Dangerous Visions and New Worlds—Radical Science Fiction, 1950-1985, Edited by Andrew Nette and Iain McIntrye, 216 pgs.

May 24, 2022

In college, my African-American Literature professor devoted his lessons to an overview of the corpus—we read and wrote about some novels, but the classes were mostly devoted to his summarizing and explaining the significance of works we hadn’t read and weren’t assigned.
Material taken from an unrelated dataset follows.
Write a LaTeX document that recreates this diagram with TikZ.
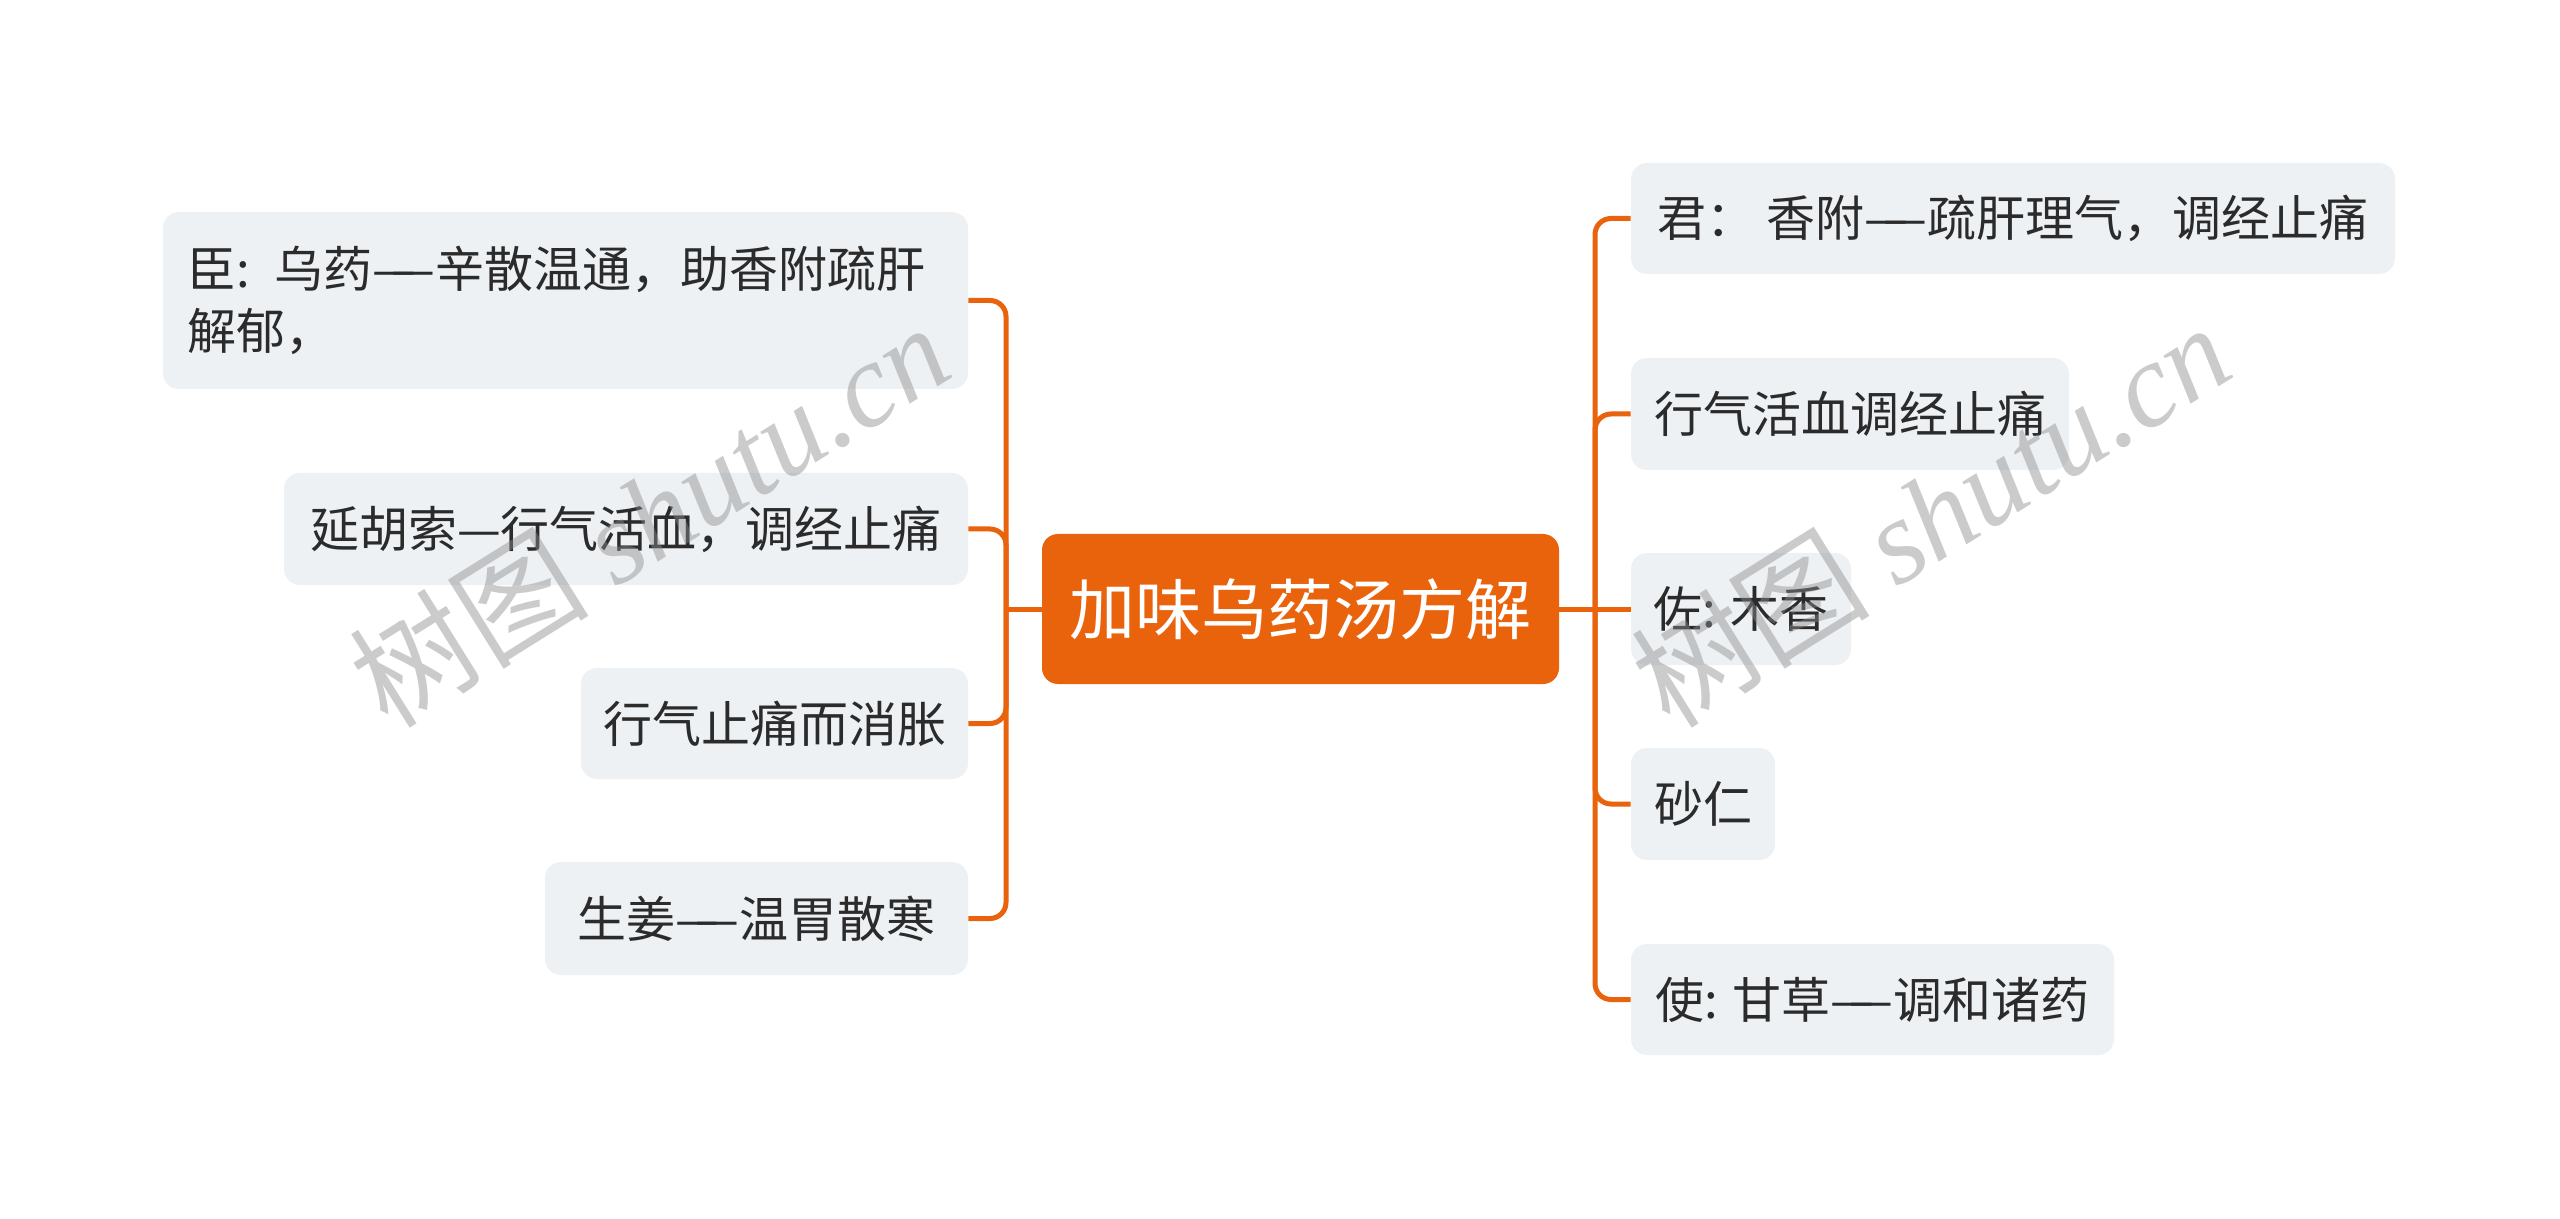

I questioned (silently) how worthwhile this was, but the dividends of cultural literacy presented themselves somewhat regularly after graduation.

If you’d like a similar education in science fiction—perhaps you want to know where to begin reading, perhaps you want to understand more about the influence of certain writers whose writing you don’t really enjoy (I wish Philip K. Dick’s prose was less clunky, though given the magnitude of his vision, that might be too much to ask of one person)—get Dangerous Visions and New Worlds, keep it handy for dipping in and out of.

You can read the book straight through, as I more or less did, but I allowed myself to enter “skimming mode” if I started reading about a novel that the essay in question suggests I’d want to read, but risked learning too much if I continued (J.G. Ballard’s Crash, for example and, given how annoying the movie based on it is, to my surprise).

Themes in the book include war, feminism, (what used to be more commonly called) ecology, sexuality, and over-population, reminding one why science fiction writers and readers have often expressed contempt for “irrelevant” literary works about such themes as marital strife and ennui.

The book says its subject matter is “radical science fiction,” but the number of radical writers during the book’s thirty-five year period seems comparable to the number of traditional (or “traditional”) writers, perhaps suggesting that the phrase “radical science fiction” borders on redundant. –Jim Woster (PM Press, PMPress.com)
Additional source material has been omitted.